Os direitos das crianças
Nos últimos dias, tenho lido na imprensa nacional críticas violentas ao secretário-geral das Nações Unidas (NU), António Guterres, na sequência da declaração de Israel de o considerar persona non grata invocando a sua ambiguidade em relação aos ataques de 7 de outubro. As críticas nacionais (e internacionais) estenderam-se à própria organização considerada ineficaz perante a escalada de conflitos. Praticamente ao mesmo tempo, surgiu a notícia de que António Guterres pode ser nomeado para o Nobel da Paz, o que será anunciado sexta-feira. Seria um importante contributo para a esperança no multilateralismo ou, em alternativa, a nomeação de alguma das agências das NU que têm contribuído, ainda que de forma escassa, para diminuir os horrores das guerras, em especial, junto das crianças.
Sendo críticos do funcionamento das NU (incluindo o próprio secretário-geral), não podemos desistir da sua capacidade de desenhar caminhos e influenciar políticas públicas, com avanços e recuos que talvez fossem ainda mais acentuados se não houvesse uma tentativa de concertação internacional. O Pacto para o Futuro, aprovado em setembro, com as suas insuficiências, reafirma o compromisso de proteger os direitos das crianças, sublinhando o impacto devastador dos conflitos armados, incluindo o seu recrutamento como crianças-soldado, a violência sexual, o rapto, os ataques a escolas e hospitais. O lado mais negro da humanidade ou da sua ausência.
Como pensar o futuro se continuamos sem assegurar o cuidado das gerações mais novas?
Este ano comemoram-se 25 anos da Convenção da Organização Internacional do Trabalho (OIT) sobre as “Proibição das Piores Formas do Trabalho Infantil e a Ação Imediata com vista à sua Eliminação”. É verdade que tem havido, desde então, maior consciência das cadeias globais de abastecimento, mas ainda existem 160 milhões de crianças no mundo que trabalham, 79 milhões das quais em trabalhos perigosos, como a extração do ouro, o fabrico de tijolos, o corte de cana-de-açúcar, as plantações de café e tabaco, as minas, além do trabalho infantil forçado, com destaque para as fábricas de têxteis ainda em 10 países.

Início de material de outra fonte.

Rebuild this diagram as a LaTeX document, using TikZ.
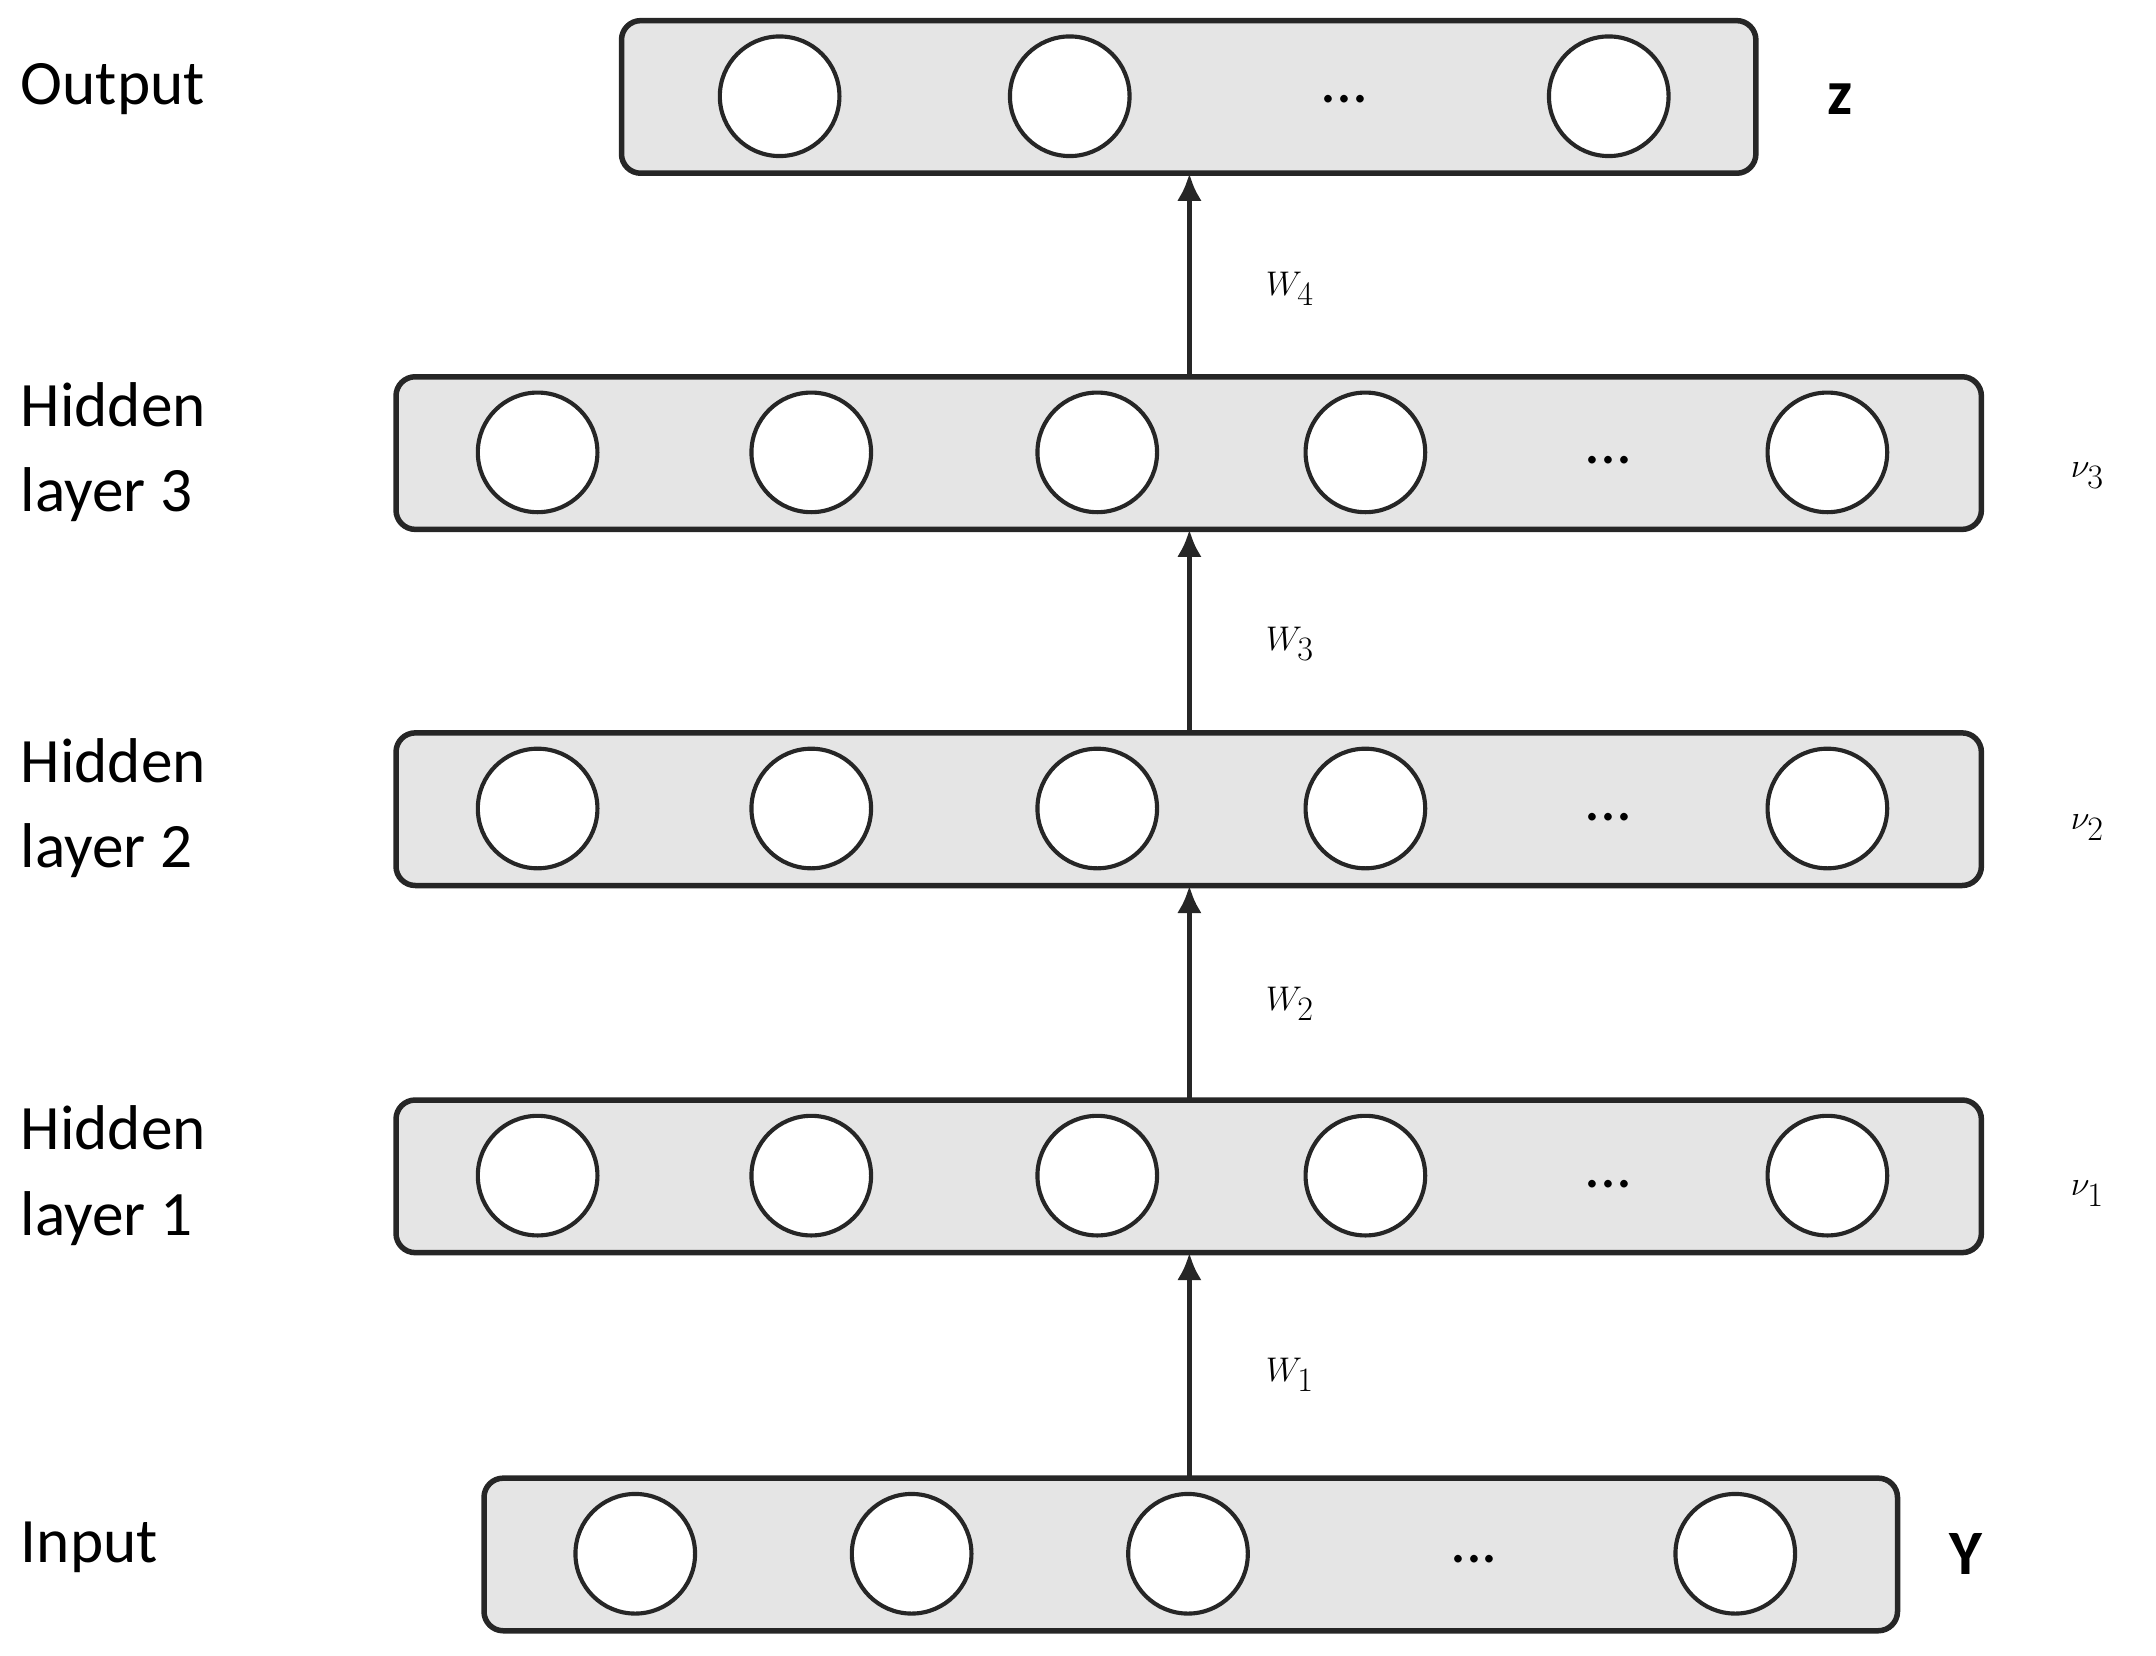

Portugal fez um percurso acelerado de proteção dos direitos das crianças, mas importa não esquecer que esse caminho também é fruto da democracia e do seu amadurecimento. Alguns de nós ainda recordam as crianças-mulheres que começavam a “servir” aos 8-10 anos, muitas sem direito a salário nem poderem ir à escola, o que também explica a elevada taxa de analfabetismo feminino em 1974. Só em 1988 saiu legislação impondo coimas ao trabalho de menores que não tivessem atingido o termo da escolaridade obrigatória, que nessa altura se situava entre os 6 e os 14 anos de idade e que hoje está nos 16 anos.
Recentemente, a Associação Caminhos da Infância lançou uma campanha de sensibilização para a eliminação do trabalho infantil. Vale a pena destacar o esforço deste tipo de associações que juntam vontades e, como dizem na sua apresentação, constroem parcerias e trabalham (da investigação à prática) para que a infância seja uma experiência feliz para todas as crianças. Aqui se congregam universidades, empresas, outras associações, além da Fundação Calouste Gulbenkian e da Câmara Municipal de Lisboa. Mas há que destacar o trabalho de Inês Poeira e Francisca Carneiro que se dedicam com muito ânimo a construir os Caminhos da Infância. A OEI também e associou a esta campanha para a levar à América Latina, onde este flagelo ainda tem expressão.
Uma gota no oceano? Mas assim se enche um mar e, na verdade, cada um de nós é responsável pelos avanços e recuos globais. As Nações Unidas somos nós, sobretudo a ação em que nos empenhamos.